* Information provided:
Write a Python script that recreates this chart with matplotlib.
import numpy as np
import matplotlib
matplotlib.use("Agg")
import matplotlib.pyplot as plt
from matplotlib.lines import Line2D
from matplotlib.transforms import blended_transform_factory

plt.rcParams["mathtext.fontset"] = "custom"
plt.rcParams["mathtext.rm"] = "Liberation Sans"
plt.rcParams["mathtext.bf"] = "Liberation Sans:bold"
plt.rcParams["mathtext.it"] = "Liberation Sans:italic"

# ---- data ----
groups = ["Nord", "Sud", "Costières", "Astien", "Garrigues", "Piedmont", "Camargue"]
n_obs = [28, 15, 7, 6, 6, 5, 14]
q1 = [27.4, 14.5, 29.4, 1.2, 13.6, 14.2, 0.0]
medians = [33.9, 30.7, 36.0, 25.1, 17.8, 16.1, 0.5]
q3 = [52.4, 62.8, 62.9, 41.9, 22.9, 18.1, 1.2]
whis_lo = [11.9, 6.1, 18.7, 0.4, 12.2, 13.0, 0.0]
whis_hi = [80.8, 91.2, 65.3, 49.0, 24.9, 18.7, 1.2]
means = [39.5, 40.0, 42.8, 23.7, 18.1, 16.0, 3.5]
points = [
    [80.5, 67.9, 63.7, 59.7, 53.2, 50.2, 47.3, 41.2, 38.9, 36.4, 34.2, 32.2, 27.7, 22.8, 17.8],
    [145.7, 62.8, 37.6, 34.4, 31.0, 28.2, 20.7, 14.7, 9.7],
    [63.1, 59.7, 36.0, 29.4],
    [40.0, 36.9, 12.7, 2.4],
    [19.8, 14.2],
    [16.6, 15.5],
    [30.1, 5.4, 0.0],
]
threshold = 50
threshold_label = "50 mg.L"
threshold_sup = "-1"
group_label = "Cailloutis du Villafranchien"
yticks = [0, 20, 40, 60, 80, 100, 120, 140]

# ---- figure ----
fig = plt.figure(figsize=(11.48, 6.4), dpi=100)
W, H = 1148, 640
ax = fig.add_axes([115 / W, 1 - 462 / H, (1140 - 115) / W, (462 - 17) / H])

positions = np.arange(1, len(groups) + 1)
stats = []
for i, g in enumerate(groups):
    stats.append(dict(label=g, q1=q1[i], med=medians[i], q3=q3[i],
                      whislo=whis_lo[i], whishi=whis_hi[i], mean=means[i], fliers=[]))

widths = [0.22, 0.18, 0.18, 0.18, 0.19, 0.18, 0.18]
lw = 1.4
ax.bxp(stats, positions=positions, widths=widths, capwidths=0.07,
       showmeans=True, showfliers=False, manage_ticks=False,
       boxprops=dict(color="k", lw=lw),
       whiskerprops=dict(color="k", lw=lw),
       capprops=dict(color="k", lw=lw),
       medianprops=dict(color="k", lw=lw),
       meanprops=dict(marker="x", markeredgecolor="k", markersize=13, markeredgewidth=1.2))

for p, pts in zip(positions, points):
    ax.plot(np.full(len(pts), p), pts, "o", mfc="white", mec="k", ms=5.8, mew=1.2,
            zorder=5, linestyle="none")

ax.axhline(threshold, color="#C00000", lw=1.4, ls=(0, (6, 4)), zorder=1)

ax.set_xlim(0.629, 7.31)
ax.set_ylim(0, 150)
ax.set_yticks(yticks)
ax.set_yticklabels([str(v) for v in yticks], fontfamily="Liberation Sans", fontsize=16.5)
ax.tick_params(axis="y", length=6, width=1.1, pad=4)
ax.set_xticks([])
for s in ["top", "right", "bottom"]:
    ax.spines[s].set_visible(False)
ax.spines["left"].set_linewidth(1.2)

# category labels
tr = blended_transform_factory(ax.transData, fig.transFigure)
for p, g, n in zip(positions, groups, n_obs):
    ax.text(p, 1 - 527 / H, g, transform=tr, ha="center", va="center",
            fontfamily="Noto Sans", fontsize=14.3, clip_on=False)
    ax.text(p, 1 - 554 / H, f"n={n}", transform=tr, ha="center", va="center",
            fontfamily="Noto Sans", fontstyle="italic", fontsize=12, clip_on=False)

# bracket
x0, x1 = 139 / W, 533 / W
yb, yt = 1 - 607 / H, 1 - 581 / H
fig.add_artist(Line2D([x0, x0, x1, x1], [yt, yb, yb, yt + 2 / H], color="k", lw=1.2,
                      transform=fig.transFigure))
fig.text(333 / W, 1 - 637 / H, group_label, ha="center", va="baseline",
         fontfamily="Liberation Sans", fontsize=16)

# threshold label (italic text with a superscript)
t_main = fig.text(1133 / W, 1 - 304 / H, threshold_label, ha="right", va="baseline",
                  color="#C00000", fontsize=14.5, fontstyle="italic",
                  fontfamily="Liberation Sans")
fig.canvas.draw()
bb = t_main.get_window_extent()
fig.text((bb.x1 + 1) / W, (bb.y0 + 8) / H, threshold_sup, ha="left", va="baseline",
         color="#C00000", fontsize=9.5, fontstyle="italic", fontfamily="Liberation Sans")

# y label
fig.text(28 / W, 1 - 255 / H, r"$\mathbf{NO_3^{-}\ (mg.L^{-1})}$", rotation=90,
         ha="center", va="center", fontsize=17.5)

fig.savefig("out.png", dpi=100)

* What you should do: Pick each line holding the word "matplotlib" out of the data and copy it.

* Result for this exercise:
Write a Python script that recreates this chart with matplotlib.
import matplotlib
matplotlib.use("Agg")
import matplotlib.pyplot as plt
from matplotlib.lines import Line2D
from matplotlib.transforms import blended_transform_factory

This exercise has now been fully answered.